Maintenance is frequently claimed alongside custody, so it makes sense to deal with both together - see our guides to child custody and the welfare principle and, where relevant, khula procedure.
Frequently asked questions
How is child maintenance calculated in Pakistan?
There is no fixed formula. The court weighs the father's income, assets and lifestyle against the child's reasonable needs - food, clothing, schooling and medical care - and fixes a proportionate monthly amount that is fair to both sides.
Until what age must a father pay?
A son must be maintained until he reaches majority (18) or can support himself; a daughter until she is married. A divorced daughter with no income may continue to claim until she remarries.

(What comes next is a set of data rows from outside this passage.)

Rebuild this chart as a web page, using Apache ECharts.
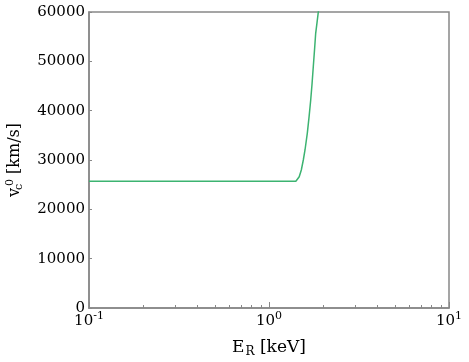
<!DOCTYPE html>
<html>
<head>
<meta charset="utf-8">
<script src="https://cdn.jsdelivr.net/npm/echarts@6/dist/echarts.min.js"></script>
<style>
  html, body { margin: 0; padding: 0; background: #fff; }
  #chart { width: 469px; height: 362px; }
</style>
</head>
<body>
<div id="chart"></div>
<script>
// recoil energy (keV) vs v_c^0 (km/s)
var energy = [0.1, 0.5, 1.0, 1.41, 1.44, 1.472, 1.512, 1.551, 1.585, 1.632, 1.67, 1.705, 1.735, 1.762, 1.79, 1.817, 1.849, 1.879, 1.92];
var vc0 = [25700, 25700, 25700, 25700, 26000, 26600, 27970, 30000, 32030, 35410, 38800, 42160, 45500, 48910, 52300, 55680, 57900, 60000, 64000];

var yTicks = [0, 10000, 20000, 30000, 40000, 50000, 60000];
var xMinorTicks = [0.2, 0.3, 0.4, 0.5, 0.6, 0.7, 0.8, 0.9, 2, 3, 4, 5, 6, 7, 8, 9];

var axisColor = "#888";
var font = "DejaVu Serif";

var points = energy.map(function(e, i) {
  return [e, vc0[i]];
});

var myChart = echarts.init(document.getElementById("chart"));

var option = {
  animation: false,
  textStyle: { fontFamily: font, color: "#000" },
  grid: {
    left: 89,
    right: 20,
    top: 12,
    bottom: 54,
    outerBoundsMode: "none",
    containLabel: false,
    show: true,
    borderColor: axisColor,
    borderWidth: 1.5
  },
  xAxis: [
    {
      type: "log",
      logBase: 10,
      min: 0.1,
      max: 10,
      name: "{e|E}{sub|R}{e| [keV]}",
      nameLocation: "middle",
      nameGap: 29,
      nameTextStyle: {
        rich: {
          e: { fontFamily: font, fontSize: 17, color: "#000" },
          sub: { fontFamily: font, fontSize: 12, color: "#000", padding: [9, 0, 0, 1] }
        }
      },
      axisLine: { lineStyle: { color: axisColor, width: 1.5 } },
      axisTick: { inside: true, length: 6, lineStyle: { color: axisColor } },
      splitLine: { show: false },
      axisLabel: {
        margin: 3,
        formatter: function(v) {
          var exp = Math.round(Math.log10(v));
          return "{b|10}{s|" + exp + "}";
        },
        rich: {
          b: { fontFamily: font, fontSize: 15, color: "#000" },
          s: { fontFamily: font, fontSize: 11, color: "#000", padding: [0, 0, 10, 0] }
        }
      }
    },
    {
      // minor ticks of the log axis
      type: "log",
      logBase: 10,
      min: 0.1,
      max: 10,
      position: "bottom",
      axisLine: { show: false },
      axisLabel: { show: false },
      splitLine: { show: false },
      axisTick: {
        inside: true,
        length: 3,
        customValues: xMinorTicks,
        lineStyle: { color: axisColor }
      }
    }
  ],
  yAxis: {
    type: "value",
    min: 0,
    max: 60000,
    interval: 10000,
    name: "{v|v}{sub|c}{sup|0}{v| [km/s]}",
    nameLocation: "middle",
    nameRotate: 90,
    nameGap: 64,
    nameTextStyle: {
      rich: {
        v: { fontFamily: font, fontSize: 16, color: "#000" },
        sub: { fontFamily: font, fontSize: 11, color: "#000", padding: [9, 0, 0, 1], width: 0.01 },
        sup: { fontFamily: font, fontSize: 11, color: "#000", padding: [0, 0, 9, 1] }
      }
    },
    axisLine: { show: true, lineStyle: { color: axisColor, width: 1.5 } },
    axisTick: { show: true, inside: true, length: 3, customValues: yTicks, lineStyle: { color: axisColor } },
    splitLine: { show: false },
    axisLabel: {
      margin: 4,
      fontFamily: font,
      fontSize: 15,
      color: "#000",
      formatter: function(v) {
        return String(v);
      }
    }
  },
  series: [
    {
      type: "line",
      data: points,
      showSymbol: false,
      smooth: false,
      clip: true,
      lineStyle: { color: "#3cb371", width: 1.5 }
    }
  ]
};

myChart.setOption(option);
</script>
</body>
</html>
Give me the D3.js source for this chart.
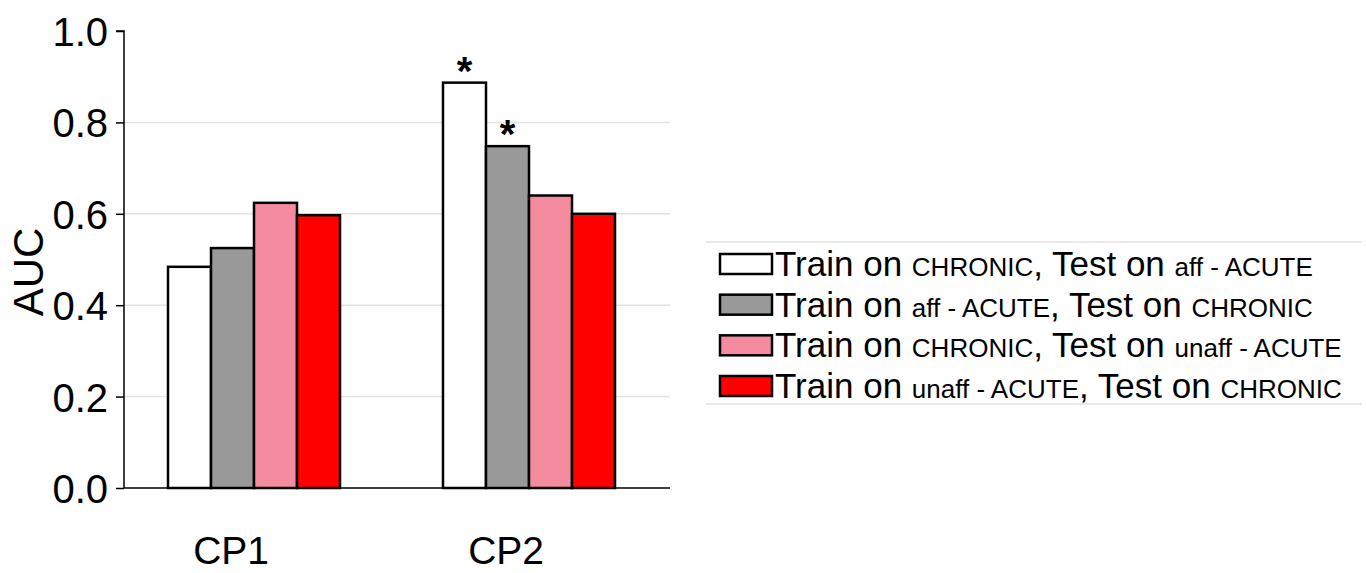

What is interim maintenance under Section 17A?
The court fixes an interim monthly amount at the father's first appearance. If he fails to pay by the 14th of the month, his defence can be struck off and the suit decreed against him.
Does the amount increase every year?
Yes. Under the Punjab Family Courts (Amendment) Act 2015, if the court does not set its own rate the maintenance rises automatically by 10 percent each year.
What if the father refuses to pay?
File execution proceedings. The court can attach his salary, seize property, recover arrears as land revenue and order civil imprisonment for wilful default.
How much do courts usually award?
Commonly PKR 5,000 to PKR 30,000 per child per month, and more for affluent fathers. The figure depends on proven income and the child's needs, so it varies widely.